5.3 Million Puerto Ricans Will Hold GOP Lawmakers Accountable, Governor Says

Governor Ricardo Rossello of Puerto Rico attends a meeting with President Donald Trump in the Oval Office at the White House on October 19, 2017 in Washington, D.C. Kevin Dietsch-Pool/Getty Images

Update | Puerto Rico Governor Ricardo Rosselló has a message for Washington.

Prior to the Republican tax bill passage, the governor told Politico that the legislation would falter Puerto Rico's already ailing economy as residents are still dealing with a crippling infrastructure and lack of power and water three months after Hurricane Maria. As a result, he's intent on mobilizing 5.3 million Puerto Ricans living in mainland U.S. to change the political landscape during the midterm elections next year.

Rosselló also pointed out that Washington's policy decision-making "go[es] in the opposite direction of where they should go," especially after the damaging effects of Hurricane Maria. "We are a significant voting bloc in the United States that perhaps hasn't been organized very well in the past," he told Politico. "The diaspora, the Puerto Rican exodus has always wanted to help Puerto Rico, it hasn't been crystal clear how they can do it. If we can establish that organization we have plenty of influence."

The new plan—which President Donald Trump touted as the largest tax cut in the history of our country—struck down tax and manufacturing rules that allowed Puerto Rico to have both foreign and domestic status, Politico reported. The island became a tax haven for drug and medical device creators who could incorporate in the territory as foreign subsidiaries but tag their products as if they were made within the continental U.S. Under the new legislation, business in Puerto Rico will be treated the same as those operating outside of the United States, meaning that they will see their taxes increase at 12.5 percent on intellectual property.

President Donald Trump speaks during his meeting with Puerto Rico Governor Ricardo Rossello in the Oval Office of the White House in Washington, D.C., on October 19. REUTERS/Kevin Lamarque

The Democratic governor said Puerto Ricans should be able to sway congressional district votes in swing states like Florida, Ohio, North Carolina and Pennsylvania, as well as Virginia, South Carolina and Texas. His plan hopes to highlight the island's legal status, which he considers a "big elephant in the room."
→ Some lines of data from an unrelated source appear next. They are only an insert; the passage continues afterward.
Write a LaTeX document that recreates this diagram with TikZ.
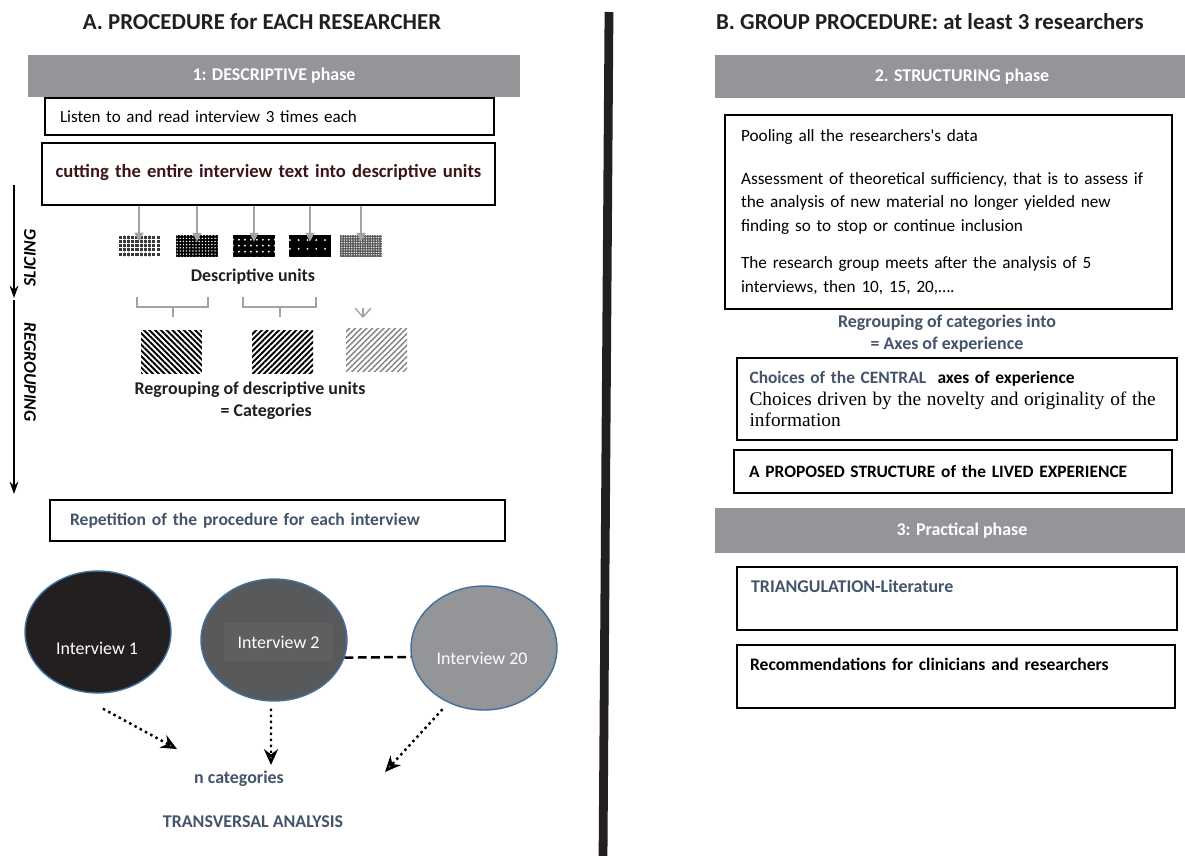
\documentclass[tikz,border=0pt]{standalone}
\usepackage{fontspec}
\setmainfont{Carlito}
\newfontfamily\timesfont{Liberation Serif}
\usetikzlibrary{arrows.meta}
\usetikzlibrary{shapes.geometric}
\usetikzlibrary{patterns.meta}

\definecolor{bargray}{HTML}{939598}
\definecolor{slate}{HTML}{44546A}
\definecolor{maroon}{HTML}{3C1518}
\definecolor{ivdark}{HTML}{231F20}
\definecolor{ivmid}{HTML}{58595B}
\definecolor{ivlabel}{HTML}{5F5E60}
\definecolor{ivlight}{HTML}{939598}
\definecolor{ivborder}{HTML}{41719C}
\definecolor{arrgray}{HTML}{A3A3A3}

\begin{document}
\begin{tikzpicture}[x=0.02cm,y=-0.02cm]
\fill[white] (0,0) rectangle (1185,855);
\useasboundingbox (0,0) rectangle (1185,855);

% headings
\begin{scope}[every node/.style={font=\bfseries\fontsize{13}{15}\selectfont,text=ivdark}]
    \node (headA) at (262,22) {A. PROCEDURE for EACH RESEARCHER};
    \node (headB) at (930,22) {B. GROUP PROCEDURE: at least 3 researchers};
\end{scope}
\draw[line width=5pt,ivdark] (609,12) -- (603,860);

% phase bars
\begin{scope}[every node/.style={fill=bargray,text=white,inner sep=0pt,
              font=\bfseries\fontsize{10.2}{12}\selectfont,minimum height=0.84cm}]
    \node (bar1) at (274,76) [minimum width=9.84cm] {1: DESCRIPTIVE phase};
    \node (bar2) at (962,76.5) [minimum width=9.9cm,minimum height=0.86cm] {2. STRUCTURING phase};
    \node (bar3) at (962,530.5) [minimum width=9.9cm,minimum height=0.9cm] {3: Practical phase};
\end{scope}

% boxes
\begin{scope}[every node/.style={draw,line width=1.4pt,inner xsep=0pt,inner ysep=0pt,align=left,
              font=\fontsize{9.7}{12}\selectfont}]
    \node (listen) at (269.5,116.5) [minimum width=8.98cm,minimum height=0.74cm,text width=8.38cm]
        {Listen to and read interview 3 times each};
    \node (cut) at (268.5,174) [minimum width=9.06cm,minimum height=1.24cm,text width=9cm,align=center,
        font=\bfseries\fontsize{10.6}{12}\selectfont,text=maroon]
        {\raisebox{3pt}{cutting the entire interview text into descriptive units}};
    \node (repeat) at (277.5,520.5) [minimum width=9.1cm,minimum height=0.82cm,text width=8.3cm,
        font=\bfseries\fontsize{10}{12}\selectfont,text=slate]
        {Repetition of the procedure for each interview};
    \node (pool) at (948.5,212) [minimum width=8.94cm,minimum height=3.88cm,text width=8.3cm,
        font=\fontsize{9.8}{13.6}\selectfont]
        {Pooling all the researchers\textquotesingle s data\\[10.8pt]
         Assessment of theoretical sufficiency, that is to assess if\\
         the analysis of new material no longer yielded new\\
         finding so to stop or continue inclusion\\[7.4pt]
         The research group meets after the analysis of 5\\
         interviews, then 10, 15, 20,\dots.};
    \node (central) at (957,399) [minimum width=8.8cm,minimum height=1.64cm,text width=8.3cm]
        {\bfseries\fontsize{9.9}{13}\selectfont{\color{slate}Choices of the CENTRAL}\ \ axes of experience\\
         \timesfont\mdseries\fontsize{11}{12.8}\selectfont Choices driven by the novelty and originality of the\\
         information};
    \node (structure) at (953,471.5) [minimum width=8.76cm,minimum height=0.86cm,text width=8.16cm,
        font=\bfseries\fontsize{9.9}{12}\selectfont]
        {A PROPOSED STRUCTURE of the LIVED EXPERIENCE};
    \node (triang) at (957,598.5) [minimum width=8.8cm,minimum height=1.26cm,text width=8.24cm,
        font=\bfseries\fontsize{10.2}{14.2}\selectfont,text=slate]
        {TRIANGULATION-Literature\\~};
    \node (recom) at (956,676.5) [minimum width=8.76cm,minimum height=1.26cm,text width=8.24cm,
        font=\bfseries\fontsize{10}{14.2}\selectfont]
        {Recommendations for clinicians and researchers\\~};
\end{scope}

% descriptive units
\begin{scope}[every node/.style={minimum width=0.84cm,minimum height=0.44cm,inner sep=0pt,pattern color=white}]
    \node (u1) at (139,246) [preaction={fill=gray!45!black},pattern={Hatch[distance=2.4pt,line width=0.6pt]}] {};
    \node (u2) at (197,246) [preaction={fill=black},pattern={Dots[distance=1.8pt,radius=0.45pt]}] {};
    \node (u3) at (254,246) [preaction={fill=black},pattern={Dots[distance=3.4pt,radius=0.6pt]}] {};
    \node (u4) at (310,246) [preaction={fill=black},pattern={Dots[distance=5pt,radius=0.6pt]}] {};
    \node (u5) at (361,246) [preaction={fill=gray!70!black},pattern={Dots[distance=1.4pt,radius=0.4pt]}] {};
\end{scope}
\begin{scope}[every node/.style={minimum width=1.22cm,minimum height=0.86cm,inner sep=0pt,fill=white}]
    \node (c1) at (171.5,351.5) [postaction={pattern={Lines[angle=-45,distance=2.3pt,line width=1.1pt]}}] {};
    \node (c2) at (282.5,351.5) [postaction={pattern={Lines[angle=45,distance=2.3pt,line width=1.1pt]}}] {};
    \node (c3) at (376.5,350) [postaction={pattern={Lines[angle=45,distance=2.3pt,line width=0.8pt]},pattern color=gray}] {};
\end{scope}

\begin{scope}[every node/.style={font=\bfseries\fontsize{10.2}{12.5}\selectfont,text=ivdark}]
    \node (units) at (253,277) {Descriptive units};
    \node (regroup) at (250,401) [align=left] {Regrouping of descriptive units\\\hspace*{49pt}= Categories};
    \node (axes) at (947,334) [align=center,text=slate] {Regrouping of categories into\\= Axes of experience};
    \node (ncat) at (239,779) [text=slate] {n categories};
    \node (transv) at (253,822) [text=slate] {TRANSVERSAL ANALYSIS};
\end{scope}

% slicing arrows
\begin{scope}[>={Triangle[length=5pt,width=5pt]},grey_arrow/.style={draw=arrgray,line width=0.8pt}]
    \foreach \u in {u1,u2,u3,u4,u5}
        \path [->] (\u |- cut.south) edge [grey_arrow] ([yshift=-0.14cm]\u.north);
\end{scope}
\draw[arrgray,line width=0.8pt] (137,297) -- (137,307) -- (208,307) -- (208,297)
    (173,307) -- (173,317);
\draw[arrgray,line width=0.8pt] (243,297) -- (243,307) -- (316,307) -- (316,297)
    (280,307) -- (280,317);
\coordinate (down3) at (363,318);
\draw[arrgray,line width=0.8pt,-{Straight Barb[length=5pt,width=9pt]}] ([yshift=-1.02cm]u5.south -| down3) -- (down3);

% side arrows
\coordinate (sl1) at (14,185);
\coordinate (sl2) at (14,298);
\coordinate (rg1) at (14,300);
\coordinate (rg2) at (14,494);
\begin{scope}[>={Stealth[length=7pt,width=5pt]}]
    \draw[->,line width=1pt] (sl1) -- (sl2);
    \draw[->,line width=1pt] (rg1) -- (rg2);
\end{scope}
\node (slicing) at (30,258) [rotate=90,font=\bfseries\itshape\fontsize{10}{12}\selectfont] {SLICING};
\node (regrouping) at (30,372) [rotate=-90,font=\bfseries\itshape\fontsize{10}{12}\selectfont] {REGROUPING};

% interviews
\begin{scope}[every node/.style={ellipse,draw=ivborder,line width=0.8pt,inner sep=0pt,
              minimum width=2.92cm,minimum height=2.44cm}]
    \node (i1) at (98,632) [fill=ivdark] {};
    \node (i2) at (274,640) [fill=ivmid] {};
    \node (i20) at (484,648) [fill=ivlight,minimum height=2.48cm] {};
\end{scope}
\begin{scope}[every node/.style={text=white,font=\fontsize{10.2}{12}\selectfont}]
    \node (l1) at (97,648) {Interview 1};
    \node (l2) at (278.5,642) [fill=ivlabel,minimum width=2.18cm,minimum height=0.76cm] {Interview 2};
    \node (l20) at (482,658) {Interview 20};
\end{scope}
\draw[dashed,line width=1.4pt,dash pattern=on 5pt off 2.5pt] (i2.-14) -- (i20.187);

\coordinate (t1) at (177,749);
\coordinate (t2) at (271,765);
\coordinate (t20) at (385,772);
\begin{scope}[>={Stealth[open,length=9pt,width=8pt]},
              dot_arrow/.style={draw=black,dotted,line width=1.4pt}]
    \path [->] ([xshift=0.1cm,yshift=-0.3cm]i1.south) edge [dot_arrow] (t1);
    \path [->] ([xshift=-0.06cm,yshift=-0.14cm]i2.south) edge [dot_arrow] (t2);
    \path [->] ([xshift=-0.18cm,yshift=-0.1cm]i20.240) edge [dot_arrow] (t20);
\end{scope}
\end{tikzpicture}
\end{document}
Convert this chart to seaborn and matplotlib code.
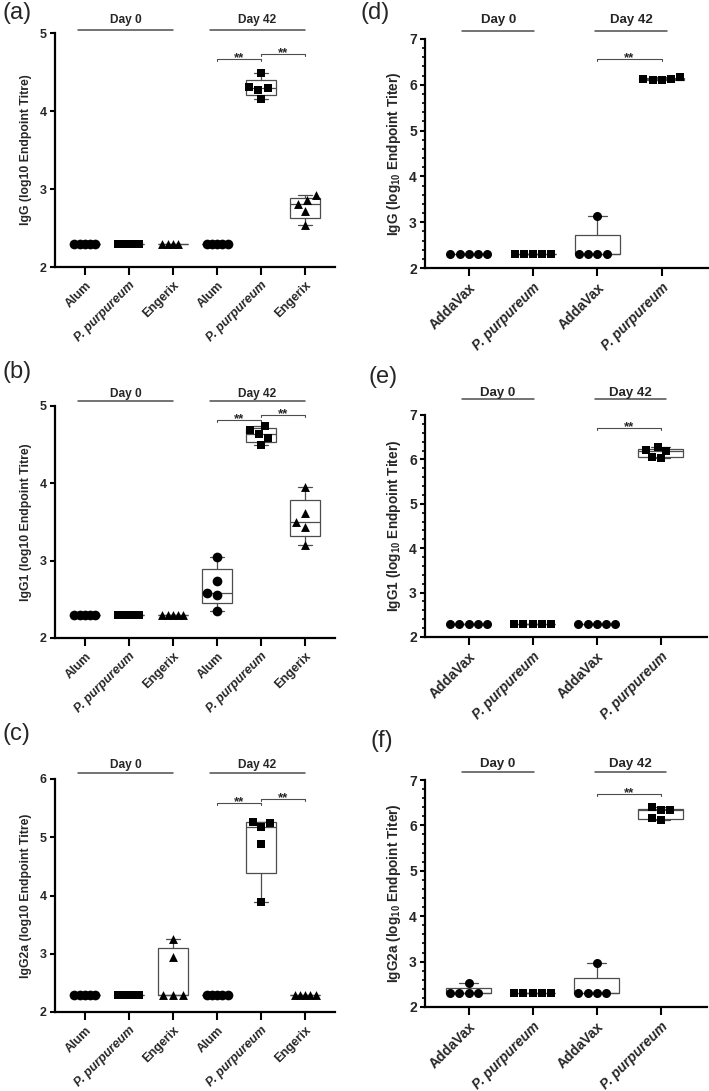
import numpy as np
import pandas as pd
import seaborn as sns
import matplotlib.pyplot as plt
from matplotlib.ticker import MultipleLocator, AutoMinorLocator
from matplotlib.transforms import ScaledTranslation

# log10 endpoint titres, one list per group:
# day 0 groups first, then day 42 groups
left_groups = ['Alum', 'P. purpureum', 'Engerix']
right_groups = ['AddaVax', 'P. purpureum']

igg_titre = [
    [2.3, 2.3, 2.3, 2.3, 2.3],
    [2.3, 2.3, 2.3, 2.3, 2.3],
    [2.3, 2.3, 2.3, 2.3],
    [2.3, 2.3, 2.3, 2.3, 2.3],
    [4.49, 4.31, 4.27, 4.29, 4.15],
    [2.92, 2.86, 2.81, 2.72, 2.54],
]
igg1_titre = [
    [2.3, 2.3, 2.3, 2.3, 2.3],
    [2.3, 2.3, 2.3, 2.3, 2.3],
    [2.3, 2.3, 2.3, 2.3, 2.3],
    [3.05, 2.74, 2.58, 2.55, 2.35],
    [4.74, 4.69, 4.64, 4.58, 4.49],
    [3.95, 3.61, 3.50, 3.44, 3.20],
]
igg2a_titre = [
    [2.3, 2.3, 2.3, 2.3, 2.3],
    [2.3, 2.3, 2.3, 2.3, 2.3],
    [3.26, 2.94, 2.3, 2.3, 2.3],
    [2.3, 2.3, 2.3, 2.3, 2.3],
    [5.27, 5.24, 5.17, 4.88, 3.88],
    [2.3, 2.3, 2.3, 2.3, 2.3],
]
igg_titer = [
    [2.3, 2.3, 2.3, 2.3, 2.3],
    [2.3, 2.3, 2.3, 2.3, 2.3],
    [3.14, 2.3, 2.3, 2.3, 2.3],
    [6.16, 6.13, 6.13, 6.11, 6.11],
]
igg1_titer = [
    [2.3, 2.3, 2.3, 2.3, 2.3],
    [2.3, 2.3, 2.3, 2.3, 2.3],
    [2.3, 2.3, 2.3, 2.3, 2.3],
    [6.27, 6.21, 6.20, 6.05, 6.04],
]
igg2a_titer = [
    [2.52, 2.3, 2.3, 2.3, 2.3],
    [2.3, 2.3, 2.3, 2.3, 2.3],
    [2.98, 2.3, 2.3, 2.3, 2.3],
    [6.40, 6.33, 6.33, 6.16, 6.12],
]

sns.set_theme(style='ticks')
plt.rcParams['font.family'] = ['Liberation Sans', 'DejaVu Sans']
plt.rcParams['mathtext.fontset'] = 'custom'
plt.rcParams['mathtext.rm'] = 'Liberation Sans:bold'

GREY = '#4d4d4d'
W, H = 709, 1091
fig = plt.figure(figsize=(W / 100, H / 100), dpi=100)

swarm_colls = []
# drawn marker sizes (pt): circle, square, triangle
left_msize = {'o': 7.0, 's': 6.0, '^': 6.4}
right_msize = {'o': 6.5, 's': 5.6}


def px_axes(l, r, t, b):
    return fig.add_axes([l / W, 1 - b / H, (r - l) / W, (b - t) / H])


def panel(ax, vals, groups, markers, ymax, ylabel, brackets, day_bars,
          line_dy, text_dy, right=False):
    cats = [f'{d} {g}' for d in ('d0', 'd42') for g in groups]
    group_of = groups * 2
    df = pd.DataFrame({
        'cat': np.repeat(cats, [len(v) for v in vals]),
        'titre': np.concatenate(vals),
    })

    # Prism style box: quartiles by (n+1)p, whiskers min to max
    stats = []
    for v in vals:
        q1, med, q3 = np.percentile(v, [25, 50, 75], method='weibull')
        stats.append(dict(med=med, q1=q1, q3=q3, whislo=min(v),
                          whishi=max(v), fliers=[]))
    lp = dict(color=GREY, linewidth=0.9)
    ax.bxp(stats, positions=range(len(cats)), widths=0.7, capwidths=0.3,
           showfliers=False, patch_artist=True, manage_ticks=False,
           boxprops=dict(facecolor='white', edgecolor=GREY, linewidth=0.9),
           whiskerprops=lp, capprops=lp, medianprops=lp, zorder=1)

    # flat rows are packed tight, spread groups get looser spacing
    flat_size, spread_size = (6.3, 6.3) if right else (3.6, 7.0)
    msize = right_msize if right else left_msize
    for cat, v, m in zip(cats, vals, markers * 2):
        n0 = len(ax.collections)
        comp = flat_size if len(set(v)) == 1 else spread_size
        sns.swarmplot(data=df[df['cat'] == cat], x='cat', y='titre',
                      order=cats, marker=m, color='black', size=comp,
                      ax=ax, zorder=3)
        for c in ax.collections[n0:]:
            swarm_colls.append((c, msize[m]))

    nc = len(cats)
    ax.set_xlim(-0.68, nc - 1 + (0.72 if right else 0.68))
    ax.set_ylim(2, ymax)
    ax.yaxis.set_major_locator(MultipleLocator(1))
    if right:
        ax.yaxis.set_minor_locator(AutoMinorLocator(5))
    ax.set_xticks(range(nc))
    fs = 10 if right else 9
    ax.set_xticklabels(group_of, rotation=45, ha='right',
                       rotation_mode='anchor', fontsize=fs, fontweight='bold')
    for lab in ax.get_xticklabels():
        if lab.get_text().startswith('P.'):
            lab.set_fontstyle('italic')
    for lab in ax.get_yticklabels():
        lab.set_fontweight('bold')
    ax.tick_params(axis='y', labelsize=fs, length=3.8, width=1.5,
                   pad=2, color='black')
    ax.tick_params(axis='y', which='minor', length=2, width=1.2, color='black')
    ax.tick_params(axis='x', length=5.8, width=1.5, pad=3, color='black')
    ax.set_xlabel('')
    ax.set_ylabel(ylabel, fontsize=9.8 if right else 8.8, fontweight='bold')
    ax.yaxis.set_label_coords(-0.078 if right else -0.082, 0.5)
    sns.despine(ax=ax)
    for s in ('left', 'bottom'):
        ax.spines[s].set_linewidth(1.6)
        ax.spines[s].set_color('black')

    # Day 0 / Day 42 headers above the plot
    for (x0, x1), lab, in zip(day_bars, ('Day 0', 'Day 42')):
        tr = ax.get_xaxis_transform() + ScaledTranslation(
            0, line_dy / 100, fig.dpi_scale_trans)
        ax.plot([x0, x1], [1, 1], color=GREY, lw=1.1, transform=tr,
                clip_on=False)
        ax.annotate(lab, xy=((x0 + x1) / 2, 1),
                    xycoords=('data', 'axes fraction'),
                    xytext=(0, text_dy * 0.72), textcoords='offset points',
                    ha='center', va='center', fontsize=9.5 if right else 8.6,
                    fontweight='bold')

    # significance brackets
    d = 0.008 * (ymax - 2)
    for i, j, y in brackets:
        ax.plot([i, i, j, j], [y - d, y, y, y - d], color=GREY, lw=0.8,
                clip_on=False)
        ax.annotate('**', xy=((i + j) / 2, y), xytext=(0, -1.5),
                    textcoords='offset points', ha='center', va='baseline',
                    fontsize=9.5, fontweight='bold')


left_days = [(-0.15, 2.0), (2.84, 5.0)]
right_days = [(-0.1, 1.02), (1.97, 3.08)]
lm = ['o', 's', '^']
rm = ['o', 's']

ax_a = px_axes(55, 335, 33, 267)
panel(ax_a, igg_titre, left_groups, lm, 5, 'IgG (log10 Endpoint Titre)',
      [(3, 4, 4.67), (4, 5, 4.73)], left_days, 3.3, 13.3)
ax_b = px_axes(55, 335, 406, 638)
panel(ax_b, igg1_titre, left_groups, lm, 5, 'IgG1 (log10 Endpoint Titre)',
      [(3, 4, 4.82), (4, 5, 4.88)], left_days, 4.7, 12.4)
ax_c = px_axes(55, 335, 779, 1012)
panel(ax_c, igg2a_titre, left_groups, lm, 6, 'IgG2a (log10 Endpoint Titre)',
      [(3, 4, 5.59), (4, 5, 5.66)], left_days, 5.7, 14)

sub10 = r'$_\mathregular{10}$'
ax_d = px_axes(425, 708, 39, 268)
panel(ax_d, igg_titer, right_groups, rm, 7,
      f'IgG (log{sub10} Endpoint Titer)', [(2, 3, 6.56)], right_days,
      8.3, 18.6, right=True)
ax_e = px_axes(425, 707, 415, 637)
panel(ax_e, igg1_titer, right_groups, rm, 7,
      f'IgG1 (log{sub10} Endpoint Titer)', [(2, 3, 6.71)], right_days,
      15.7, 21.7, right=True)
ax_f = px_axes(425, 707, 780, 1007)
panel(ax_f, igg2a_titer, right_groups, rm, 7,
      f'IgG2a (log{sub10} Endpoint Titer)', [(2, 3, 6.69)], right_days,
      8.3, 16, right=True)

for lab, (x, y) in zip('abcdef', [(2, 2), (2, 361), (3, 723),
                                  (361, 2), (368, 366), (371, 730)]):
    fig.text(x / W, 1 - y / H, f'({lab})', fontsize=17, ha='left', va='top')

# let seaborn place the swarms first, then enlarge the markers so
# neighbouring points overlap the way Prism draws them
fig.canvas.draw()
for coll, s in swarm_colls:
    vars(coll).pop('draw', None)
    coll.set_sizes([s ** 2])

fig.savefig('out.png', dpi=100)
Rosselló and Trump seemed to have a warmer relationship weeks after Hurricane Maria. In October, he said in a meeting with the president at the White House that the U.S. "had answered all of our petitions." When asked by Trump he did a good job, the governor replied, "You responded immediately," but added that his island needed more resources. He also asked at the time that Puerto Rico should be treated equally.

During a visit to Puerto Rico in October, Trump applauded Rosselló for not playing politics with the tempest. "He was saying it like it was and he gets the highest grades. And on behalf of the country, I want to thank you."

Correction: The headline of this story was changed to reflect that Governor Rosselló did not launch a personal attack on President Trump.